2012 Fiscal Year Research-status Report
Project/Area Number |
24720020
|
Research Category |
Grant-in-Aid for Young Scientists (B)
|
Research Institution | Otani University |
Principal Investigator |
竹花 洋佑 大谷大学, 文学部, 非常勤講師 (60549533)
|
Project Period (FY) |
2012-04-01 – 2015-03-31
|
Keywords | 哲学 / 日本哲学 / 田辺元 / 西田幾多郎 / 象徴 / 共同性 |
Research Abstract |
本年度は、後期田辺哲学における象徴概念の意義を明らかにするための基礎的作業として戦前の田辺哲学を主に以下の三つの観点から明らかにする研究を行った。 (1)田辺の思想形成において西田哲学が果たした役割、具体的にいえば、西田の「絶対無」を厳しく批判したはずの田辺がなぜその後その概念を受容することになったのかという問題を、『ヘーゲル哲学と弁証法』における田辺の思想を発展史的に精査することを通して明らかにした。 (2)田辺が戦前・戦後を通じて一貫して「種」の概念に込めているNatur in Gott(神における自然)あるいはプラトン的質料という考えの持つ意味を田辺による「種の論理」の修正の問題との関係で捉えることを試みた。 (3)西田哲学と田辺哲学を共に「生の論理」として把握した場合、田辺の「生の論理」が西田のそれのように決して生命の表現の論理とはならないという点に田辺の独自の視点があることを解明した。 本研究の目的との関係でいえば、この中で特に重要なのは(2)と(3)の研究である。本研究は、田辺の「絶対媒介の論理」の中心概念である否定的媒介性の所在が戦後においてはそれまでの「種」から「象徴」へと移行しているにもかかわらず、戦後において「種」の概念が重要なものとして残り続けているのはなぜかという問いを明らかにすることを大きな課題とするものであるが、(2)で明らかにした「種」の概念の性格はこのことを明らかにするために欠くことのできない観点である。

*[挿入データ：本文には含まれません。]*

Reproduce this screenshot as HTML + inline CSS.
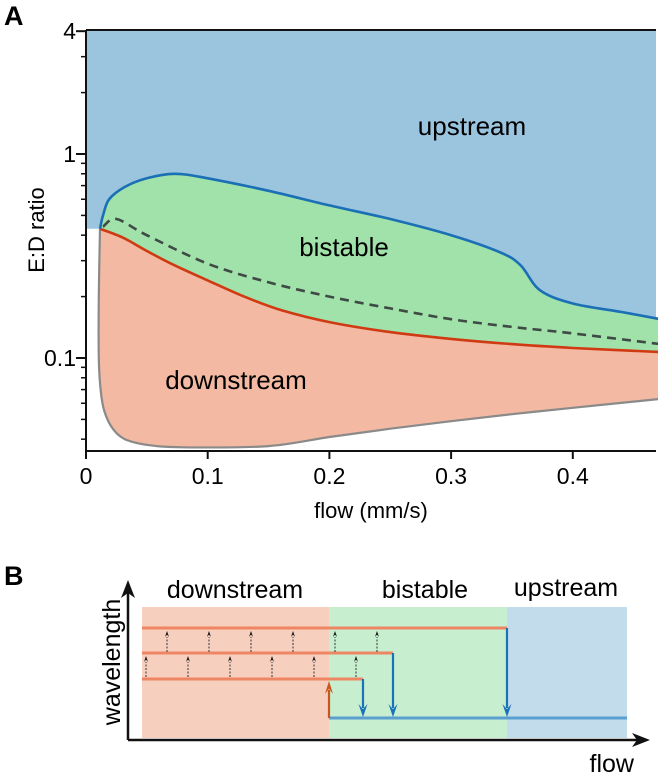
<!DOCTYPE html>
<html><head><meta charset="utf-8"><style>
html,body{margin:0;padding:0;background:#fff;}
svg{display:block;font-family:"Liberation Sans",Arial,sans-serif;}
</style></head><body>
<svg id="fig" width="658" height="775" viewBox="0 0 658 775">
<text x="4" y="25" font-size="27" font-weight="bold">A</text>
<g id="plotA"></g>
<text x="4" y="585" font-size="27" font-weight="bold">B</text>
<g id="plotB"></g>
</svg>
<script>
// ---- Panel A data ----
const xTicks=[0,0.1,0.2,0.3,0.4];
const xTickLabels=["0","0.1","0.2","0.3","0.4"];
const yTicks=[0.1,1,4];
const yTickLabels=["0.1","1","4"];
const blueX=[0.0115,0.014,0.019,0.032,0.05,0.073,0.1,0.15,0.2,0.25,0.3,0.34,0.357,0.373,0.4,0.44,0.472];
const blueY=[0.43,0.5,0.6,0.69,0.76,0.8,0.76,0.66,0.56,0.48,0.4,0.33,0.285,0.215,0.185,0.168,0.155];
const redX=[0.0115,0.03,0.048,0.07,0.1,0.13,0.16,0.2,0.25,0.3,0.35,0.4,0.472];
const redY=[0.43,0.39,0.34,0.29,0.24,0.2,0.172,0.15,0.134,0.124,0.117,0.112,0.107];
const dashX=[0.014,0.025,0.05,0.1,0.15,0.2,0.25,0.3,0.35,0.4,0.472];
const dashY=[0.44,0.48,0.4,0.29,0.235,0.2,0.175,0.155,0.142,0.132,0.117];
const grayX=[0.0115,0.0105,0.0105,0.012,0.015,0.022,0.032,0.05,0.08,0.15,0.2,0.25,0.3,0.35,0.4,0.472];
const grayY=[0.43,0.2,0.1,0.07,0.055,0.045,0.04,0.0375,0.0365,0.037,0.041,0.045,0.049,0.053,0.057,0.063];

const NS="http://www.w3.org/2000/svg";
const L=86,R=656,T=30,B=451;
const sx=v=>L+v*1217;
const sy=v=>154-204*Math.log10(v);
function mk(parent,tag,attrs){const e=document.createElementNS(NS,tag);for(const k in attrs)e.setAttribute(k,attrs[k]);parent.appendChild(e);return e;}
function pts(xs,ys){return xs.map((x,i)=>[sx(x),sy(ys[i])]);}
function smooth(p,move){let d=(move?"M":"L")+p[0][0].toFixed(1)+","+p[0][1].toFixed(1);
 for(let i=0;i<p.length-1;i++){const p0=p[Math.max(0,i-1)],p1=p[i],p2=p[i+1],p3=p[Math.min(p.length-1,i+2)];
  const c1=[p1[0]+(p2[0]-p0[0])/6,p1[1]+(p2[1]-p0[1])/6],c2=[p2[0]-(p3[0]-p1[0])/6,p2[1]-(p3[1]-p1[1])/6];
  d+="C"+c1.map(v=>v.toFixed(1))+" "+c2.map(v=>v.toFixed(1))+" "+p2.map(v=>v.toFixed(1));}
 return d;}
const A=document.getElementById('plotA');
const bp=pts(blueX,blueY),rp=pts(redX,redY),gp=pts(grayX,grayY),dp=pts(dashX,dashY);
let e;
e=mk(A,'rect',{x:L,y:T,width:R-L,height:B-T,fill:'#9bc4de'});


e=mk(A,'path',{d:smooth(bp,true)+`L${R},${B}L${L},${B}L${L},${sy(0.43)}Z`,fill:'#fff'});


e=mk(A,'path',{d:smooth(bp,true)+smooth(rp.slice().reverse(),false)+'Z',fill:'#a0e2aa'});


e=mk(A,'path',{d:smooth(rp,true)+smooth(gp.slice().reverse(),false)+'Z',fill:'#f3b9a2'});


e=mk(A,'path',{d:smooth(gp,true),fill:'none',stroke:'#8a8a8a','stroke-width':2.2});


e=mk(A,'path',{d:smooth(dp,true),fill:'none',stroke:'#3f4a45','stroke-width':2.6,'stroke-dasharray':'9,6'});


e=mk(A,'path',{d:smooth(rp,true),fill:'none',stroke:'#d03a12','stroke-width':2.6});


e=mk(A,'path',{d:smooth(bp,true),fill:'none',stroke:'#1a6fb5','stroke-width':2.6});


// axes
e=mk(A,'path',{d:`M${L},${T}L${L},${B}L${R},${B}M${L},${T}L${R},${T}`,fill:'none',stroke:'#111','stroke-width':2});


xTicks.forEach((v,i)=>{
 const t=mk(A,'line',{x1:sx(v),x2:sx(v),y1:B,y2:B+8,stroke:'#111','stroke-width':2});
 
 
 const l=mk(A,'text',{x:sx(v),y:B+33,'font-size':23,'text-anchor':'middle'});l.textContent=xTickLabels[i];
 
 
});
const minor=[0.04,0.05,0.06,0.07,0.08,0.09,0.2,0.3,0.4,0.5,0.6,0.7,0.8,0.9,2,3];
minor.forEach(v=>{const t=mk(A,'line',{x1:L-5,x2:L,y1:sy(v),y2:sy(v),stroke:'#111','stroke-width':1.5});
 
 });
yTicks.forEach((v,i)=>{
 const t=mk(A,'line',{x1:L-10,x2:L,y1:sy(v),y2:sy(v),stroke:'#111','stroke-width':2});
 
 
 const l=mk(A,'text',{x:L-10,y:sy(v)+8,'font-size':23,'text-anchor':'end'});l.textContent=yTickLabels[i];
 
 
});
function txt(p,x,y,s,str,name,extra){const t=mk(p,'text',Object.assign({x:x,y:y,'font-size':s},extra||{}));t.textContent=str;
 
 return t;}
txt(A,371,518,22,'flow (mm/s)','x-axis-title',{'text-anchor':'middle'});
txt(A,0,0,22,'E:D ratio','y-axis-title',{'text-anchor':'middle',transform:'translate(44,230) rotate(-90)'});
txt(A,472,135,26,'upstream','upstream-label',{'text-anchor':'middle'});
txt(A,344,256,26,'bistable','bistable-label',{'text-anchor':'middle'});
txt(A,236,389,26,'downstream','downstream-label',{'text-anchor':'middle'});

// ---- Panel B ----
const Bp=document.getElementById('plotB');
function rect(x,y,w,h,f,n){const r=mk(Bp,'rect',{x:x,y:y,width:w,height:h,fill:f});
 
 }
rect(142,607,187,131,'#f7cfbf','downstream-zone');
rect(329,607,178,131,'#c6eecf','bistable-zone');
rect(507,607,120,131,'#c2dcec','upstream-zone');
function line(x1,y1,x2,y2,c,w,n,dash){const l=mk(Bp,'line',{x1:x1,y1:y1,x2:x2,y2:y2,stroke:c,'stroke-width':w});
 if(dash)l.setAttribute('stroke-dasharray',dash);
 
 return l;}
function head(x,y,dir,c,w,h,n){const d=dir>0?`M${x},${y}L${x-w},${y-h}L${x},${y-h*0.6}L${x+w},${y-h}Z`:`M${x},${y}L${x-w},${y+h}L${x},${y+h*0.6}L${x+w},${y+h}Z`;
 const p=mk(Bp,'path',{d:d,fill:c});
 
 }
line(142,628,507,628,'#ee8663',3,'orange-line-top');
line(142,653,393,653,'#ee8663',3,'orange-line-mid');
line(142,679,363,679,'#ee8663',3,'orange-line-low');
line(329,718,627,718,'#5a9fd0',3,'blue-line');
[146,188,230,272,314,356].forEach(x=>{line(x,677,x,662,'#333',1,'dotted-arrow','2,1.5');head(x,656,-1,'#111',2,6,'dotted-arrow-head');});
[167,209,251,293,335,377].forEach(x=>{line(x,652,x,637,'#333',1,'dotted-arrow','2,1.5');head(x,631,-1,'#111',2,6,'dotted-arrow-head');});
[[363,679],[393,653],[507,628]].forEach(a=>{line(a[0],a[1],a[0],708,'#1a72b8',2.2,'drop-arrow');head(a[0],717,1,'#1a72b8',4.5,13,'drop-arrow-head');});
line(329,718,329,690,'#c9561c',2.2,'rise-arrow');head(329,681,-1,'#c9561c',4,13,'rise-arrow-head');
line(128,740,640,740,'#111',2.5,'x-axis-b');
const xa=mk(Bp,'path',{d:'M650,740L632,733L637,740L632,747Z',fill:'#111'});


line(128,740,128,592,'#111',2.5,'y-axis-b');
const ya=mk(Bp,'path',{d:'M128,580L121,598L128,593L135,598Z',fill:'#111'});


txt(Bp,235,598,25,'downstream','b-downstream-label',{'text-anchor':'middle'});
txt(Bp,425,598,25,'bistable','b-bistable-label',{'text-anchor':'middle'});
txt(Bp,566,596,25,'upstream','b-upstream-label',{'text-anchor':'middle'});
txt(Bp,634,772,25,'flow','b-x-axis-title',{'text-anchor':'end'});
txt(Bp,0,0,25,'wavelength','b-y-axis-title',{'text-anchor':'middle',transform:'translate(120,662) rotate(-90)'});
</script>
</body></html>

また、田辺は「象徴」という概念を常に「表現」との対比で用い、後者に対する前者の意味を強調するが、このような枠組みが最初に形成されていく場面を(3)の研究で明らかにしている。 また、具体的な研究成果としてはまだ公にはされていないが、ヤスパースとの関係で田辺の「象徴」概念の意味を捉える作業および後期田辺哲学の読解の作業も進めている。
|
Current Status of Research Progress |
Current Status of Research Progress
3: Progress in research has been slightly delayed.
Reason
田辺の「象徴」概念を理解するための基礎的な研究については計画通り行なわれているが、「象徴」概念そのものの発展史的な読解の作業については若干の遅れが生じている。
|
Strategy for Future Research Activity |
本年度に予定されていた研究は、上述の(2)と(3)の研究において部分的に完了している。したがって、本年度は当初予定されていた研究からこの(2)と(3)を除いたもの、つまり「象徴」概念と「実存協同」との関係の理解と、24年度において十分に行なわれなかった「象徴」概念の発展史的解明とを研究の中心としていくことにしたい。
|
Expenditure Plans for the Next FY Research Funding |
研究に必要な備品はほぼ設置されているので、本年度の研究費の支出の中心は文献の購入にあてられる。また、学会・研究会等で本研究の成果を積極的に公開していくことを考えているので、そのための旅費も研究に計上される予定である。